Ergebnisse dieser beiden Stränge waren einerseits humoristische Videoclips zu den Wahlen sowie die Toolbox Verletzende Sprache angehen. Mit der vorliegenden Publikation schließen wir diesen Themenzyklus und versammeln weitere Einsichten zur Kraftsprache und ihren Kampfplätzen. Mit Sookee konnten wir eine der queer-feministischen Rapperin im deutschsprachigen Raum für einen Beitrag gewinnen. In ihrem Text: Es heißt nicht: ›Fick deine Mutter‹, sondern ›Grüß deine Mutter‹ zeigt sie die Verbindungen von Medienlieblingen des Rüpel-Raps und Klassismus auf, so wie Möglichkeiten einer queer-feministischen Gegenrede, die sich im Battle um Wörter offen gegen Homo- und Transphobie und Sexismus stark macht. Um die Frage von Sprechverboten geht es Antje Schrupp mit ihrem Text: Wer darf was wann (nicht) sagen? und lotet dabei die Grenzen des Diskutablen aus. Die verzweifelte Floskel "Was darf man denn überhaupt noch sagen?" zeigt, wie sehr das Begehren nach einer nicht verletzenden und respektvollen Sprache, die Freiheit (zu Beleidigen?) in Frage stellt. Unter dem Motto Meinetwegen entschuldige ich mich untersucht der Beitrag von Olja Alvir die spezifische Situation der Medien. Als vierte Macht im Staat und angesichts der österreichischen Medienkonzentration schultern Journalist_innen eine besondere Verantwortung, sie sind jedoch selbst in die Produktion von rassistischen, sexistischen, homo- und transphoben, antisemitische, etc ... Wirklichkeiten involviert und profitieren von ihnen. Abschließend begibt sich Johannah Illgner auf den Battleground per se, das Internet. Mit ihrem Beitrag Kommunikation im Netz stellt sie die Frage nach dem verlorenen Körper in der Internet-Kommunikation und zeigt auf, wie Hass-Kampagnen im Netz funktionieren.

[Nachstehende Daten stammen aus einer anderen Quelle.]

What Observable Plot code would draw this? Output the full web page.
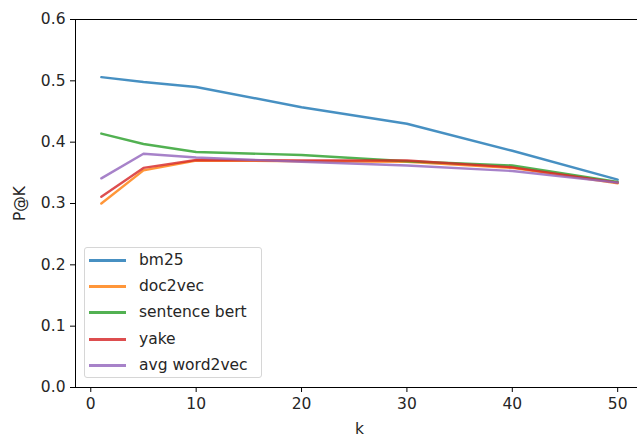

Die versammelten Texte sind in einem Meer von Grenzüberschreitungen durch Sprache nur ein buchstäblicher Tropfen auf dem heißen Stein, täglich wird von den Stammtischen bis zu Internetforen Nachschub zum Thema der Publikation geliefert. Die Sprache erweist sich dieser Tage in diesem Kontext als die demokratischste Form der Gewalt, der vereinfachte Zugang zu immer größeren Öffentlichkeiten, kollektive Ausprägungen der Enthemmung und die mediale Profitmaximierungen durch Aufmerksamkeitsökonomien, die vom Skandal leben, tun ihr Übriges.

Die andere Seite der Medaille und die Absicht dieses Projektes, ist es die eigenen Handlungsräume neu zu erdenken und zu ermöglichen. Mit Sprache in respektvoller Weise zu handeln ist keineswegs eine Einschränkung, sondern eine Erweiterung der eigenen Toolbox zur Kommunikation. In diesem Sinne eröffnen wir die Arena und fordern auf sich der einen und anderen Sprachquerele hinzugeben.